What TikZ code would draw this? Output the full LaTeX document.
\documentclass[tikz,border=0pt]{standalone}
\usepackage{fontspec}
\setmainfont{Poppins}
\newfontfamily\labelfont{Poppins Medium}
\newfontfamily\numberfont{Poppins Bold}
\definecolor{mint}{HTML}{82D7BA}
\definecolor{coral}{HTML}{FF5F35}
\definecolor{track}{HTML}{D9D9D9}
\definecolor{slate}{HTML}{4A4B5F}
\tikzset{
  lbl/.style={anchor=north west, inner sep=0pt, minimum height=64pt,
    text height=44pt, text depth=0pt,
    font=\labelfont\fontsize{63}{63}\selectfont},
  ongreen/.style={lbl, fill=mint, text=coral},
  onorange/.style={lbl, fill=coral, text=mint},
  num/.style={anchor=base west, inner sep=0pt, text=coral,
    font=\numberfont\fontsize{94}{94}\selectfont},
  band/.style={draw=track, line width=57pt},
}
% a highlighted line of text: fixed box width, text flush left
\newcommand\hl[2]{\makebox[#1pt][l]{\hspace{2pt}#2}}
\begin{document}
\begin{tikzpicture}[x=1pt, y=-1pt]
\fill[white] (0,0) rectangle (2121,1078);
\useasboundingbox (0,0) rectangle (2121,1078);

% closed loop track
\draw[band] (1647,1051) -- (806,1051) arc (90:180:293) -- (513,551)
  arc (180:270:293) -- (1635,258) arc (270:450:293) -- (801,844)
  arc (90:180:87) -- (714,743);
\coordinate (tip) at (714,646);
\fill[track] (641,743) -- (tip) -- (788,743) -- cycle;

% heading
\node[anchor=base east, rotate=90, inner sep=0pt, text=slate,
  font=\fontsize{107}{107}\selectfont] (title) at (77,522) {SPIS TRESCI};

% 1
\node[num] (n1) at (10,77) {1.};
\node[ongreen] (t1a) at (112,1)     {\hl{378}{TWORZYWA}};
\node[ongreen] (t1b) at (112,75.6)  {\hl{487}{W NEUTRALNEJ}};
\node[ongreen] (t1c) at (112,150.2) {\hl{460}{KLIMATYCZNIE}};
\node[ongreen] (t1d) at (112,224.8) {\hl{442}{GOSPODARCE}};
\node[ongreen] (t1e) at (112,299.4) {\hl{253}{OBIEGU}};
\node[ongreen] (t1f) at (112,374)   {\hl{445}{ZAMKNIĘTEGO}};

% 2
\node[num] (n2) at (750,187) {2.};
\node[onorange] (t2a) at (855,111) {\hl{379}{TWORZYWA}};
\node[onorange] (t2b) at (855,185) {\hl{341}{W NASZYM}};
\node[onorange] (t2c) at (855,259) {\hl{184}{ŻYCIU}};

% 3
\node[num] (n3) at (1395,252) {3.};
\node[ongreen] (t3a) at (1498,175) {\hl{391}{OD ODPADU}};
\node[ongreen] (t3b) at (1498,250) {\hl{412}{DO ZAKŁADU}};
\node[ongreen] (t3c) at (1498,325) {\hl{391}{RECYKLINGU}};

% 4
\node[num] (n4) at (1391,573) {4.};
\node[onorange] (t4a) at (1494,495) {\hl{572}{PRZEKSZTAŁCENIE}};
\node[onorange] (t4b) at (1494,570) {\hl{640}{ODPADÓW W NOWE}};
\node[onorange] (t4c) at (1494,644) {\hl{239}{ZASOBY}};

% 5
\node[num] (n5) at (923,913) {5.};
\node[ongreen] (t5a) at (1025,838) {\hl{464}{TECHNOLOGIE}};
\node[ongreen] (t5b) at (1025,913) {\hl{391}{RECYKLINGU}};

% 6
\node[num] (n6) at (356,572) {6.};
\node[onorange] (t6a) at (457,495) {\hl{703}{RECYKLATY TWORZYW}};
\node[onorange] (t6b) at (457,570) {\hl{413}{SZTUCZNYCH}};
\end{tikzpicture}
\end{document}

########################################

§ **TO BE DONE**: Each line from the top of the material above through the line with "(t2c) at (855,259)" must be echoed exactly, and no other line.

§ **RESPONSE TO THIS EXERCISE**:
What TikZ code would draw this? Output the full LaTeX document.
\documentclass[tikz,border=0pt]{standalone}
\usepackage{fontspec}
\setmainfont{Poppins}
\newfontfamily\labelfont{Poppins Medium}
\newfontfamily\numberfont{Poppins Bold}
\definecolor{mint}{HTML}{82D7BA}
\definecolor{coral}{HTML}{FF5F35}
\definecolor{track}{HTML}{D9D9D9}
\definecolor{slate}{HTML}{4A4B5F}
\tikzset{
  lbl/.style={anchor=north west, inner sep=0pt, minimum height=64pt,
    text height=44pt, text depth=0pt,
    font=\labelfont\fontsize{63}{63}\selectfont},
  ongreen/.style={lbl, fill=mint, text=coral},
  onorange/.style={lbl, fill=coral, text=mint},
  num/.style={anchor=base west, inner sep=0pt, text=coral,
    font=\numberfont\fontsize{94}{94}\selectfont},
  band/.style={draw=track, line width=57pt},
}
% a highlighted line of text: fixed box width, text flush left
\newcommand\hl[2]{\makebox[#1pt][l]{\hspace{2pt}#2}}
\begin{document}
\begin{tikzpicture}[x=1pt, y=-1pt]
\fill[white] (0,0) rectangle (2121,1078);
\useasboundingbox (0,0) rectangle (2121,1078);

% closed loop track
\draw[band] (1647,1051) -- (806,1051) arc (90:180:293) -- (513,551)
  arc (180:270:293) -- (1635,258) arc (270:450:293) -- (801,844)
  arc (90:180:87) -- (714,743);
\coordinate (tip) at (714,646);
\fill[track] (641,743) -- (tip) -- (788,743) -- cycle;

% heading
\node[anchor=base east, rotate=90, inner sep=0pt, text=slate,
  font=\fontsize{107}{107}\selectfont] (title) at (77,522) {SPIS TRESCI};

% 1
\node[num] (n1) at (10,77) {1.};
\node[ongreen] (t1a) at (112,1)     {\hl{378}{TWORZYWA}};
\node[ongreen] (t1b) at (112,75.6)  {\hl{487}{W NEUTRALNEJ}};
\node[ongreen] (t1c) at (112,150.2) {\hl{460}{KLIMATYCZNIE}};
\node[ongreen] (t1d) at (112,224.8) {\hl{442}{GOSPODARCE}};
\node[ongreen] (t1e) at (112,299.4) {\hl{253}{OBIEGU}};
\node[ongreen] (t1f) at (112,374)   {\hl{445}{ZAMKNIĘTEGO}};

% 2
\node[num] (n2) at (750,187) {2.};
\node[onorange] (t2a) at (855,111) {\hl{379}{TWORZYWA}};
\node[onorange] (t2b) at (855,185) {\hl{341}{W NASZYM}};
\node[onorange] (t2c) at (855,259) {\hl{184}{ŻYCIU}};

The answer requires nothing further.